The U.S. Army has pulled the plug on its planned $45 billion competition to replace its mainstay Bradley Fighting Vehicle, deciding instead to go back to the drawing board and rework what it is looking for in a new armored vehicle.
The decision is a setback for General Dynamics (GD 1.01%), which was the last remaining bidder in the now-canceled Optionally Manned Fighting Vehicle (OMFV) competition. But it could also present an opportunity for BAE Systems (BAES.Y -1.76%) or even Raytheon (RTN) to jump back into the competition.
This is the third time since 2009 that the Army's attempt to replace the Bradley has ended in cancellation. This latest effort was run by the Army's new Futures Command, a unit established in 2018 to help speed hardware modernization. But speed ultimately killed the OMFV effort. And the industry is now left waiting to hear how the Army wants to proceed next.
"The Army asked for a great deal of capability on a very aggressive schedule," Bruce Jette, Assistant Secretary of the Army for Acquisition, Logistics and Technology, said in a statement announcing the cancellation. "Despite an unprecedented number of industry days and engagements ... it is clear a combination of requirements and schedule overwhelmed industry's ability to respond within the Army's timeline."
A long, drawn-out battle
The Army seemingly can't avoid drama when it goes shopping for armored vehicles. The development of the Bradley was marred by cost overruns and controversy, eventually inspiring a critical book and the 1998 HBO movie The Pentagon Wars.
The Army went into this latest competition demanding a future-proof vehicle eventually capable of driving autonomously, while on a breakneck schedule that would see the winner in the field as early as 2026. The Army had earmarked about $2 billion for research and development, and about $43 billion to acquire 3,800 vehicles.
BAE Systems, maker of the current Bradley and viewed as among the favorites going into the bidding to replace the vehicle, last June surprised watchers by backing out of the competition due to "the requirements and schedule." Another potential bidder, South Korea's Hanwha, according to reports dropped out after seeing the requirements.
That set up a two-vehicle race between GD and a joint bid by Raytheon and German defense conglomerate Rheinmetall (RNMBY 0.60%), but the Raytheon team was disqualified just days after the Oct. 1 deadline to submit candidates. While details remain unclear, it appears the disqualification occurred at least in part because Rheinmetall was unable to transport its Lynx vehicle prototype from its facility in Germany to the Army's Aberdeen (Maryland) Proving Ground in time.
In one sense, the reboot shows the Army's Futures Command is working as intended.
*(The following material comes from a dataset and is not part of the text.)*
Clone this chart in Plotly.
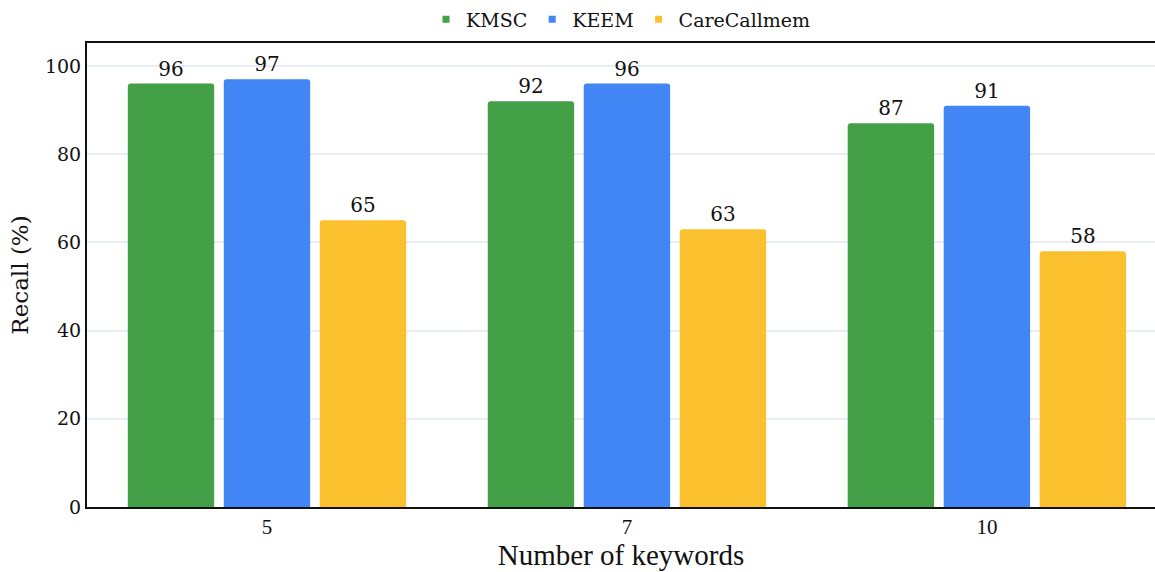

In 2018, when the unit was established, Army Secretary Ryan D. McCarthy said the goal was, in part, that "if you fail, we'd like you to fail early and fail cheap." If the Army wasn't pleased with how the competition had played out, better to scrap it early rather than spend millions more on testing or end up with a vehicle in production that doesn't meet requirements.
The Army now faces the challenge of reworking its requirements in hopes of attracting additional submissions, while not compromising on its goal of future-proofing the new vehicle. It is unclear whether Army evaluators considered the General Dynamics OMFV submission to be adequate, but the decision to restart the process would imply there is no clear front-runner at this point.
"The most prudent means of ensuring long-term programmatic success is to get this multi-billion-dollar effort correct," Gen. John M. Murray, commander of Army Futures Command, said in the statement announcing the decision. "We are going to take what we have learned and apply it to the OMFV program to develop our path and build a healthy level of competition back into the program."
It's worth noting that the Pentagon appears comfortable with having only one bidder for other programs: Huntington Ingalls, for example, is the nation's only manufacturer of aircraft carriers, and Northrop Grumman is currently the only candidate in the running to build the nation's new intercontinental ballistic missile. The cancellation could suggest that either General Dynamics was not able to deliver on the OMFV requirements, or the Army set the bar too high for any company to satisfy.
Fight another day
It's hard not to see this decision as a setback for General Dynamics. It relies on land equipment contracts more than any other major defense company. And while GD is involved in several other competitions, including a battle to produce the Army's new light tank, General Dynamics needs to win as many of these deals as possible to generate strong growth from its defense portfolio.
Of course, General Dynamics will be among the companies to watch in the rebooted competition, regardless of what the Army puts forward in terms of requirements, and it remains to be seen how many other vendors decide to rejoin the competition. This could still end up a win for GD.
The Army needs to figure out exactly what it wants, and what is possible, for its new fighting vehicle. Until then the industry, and investors, are in a holding pattern waiting to see what comes next.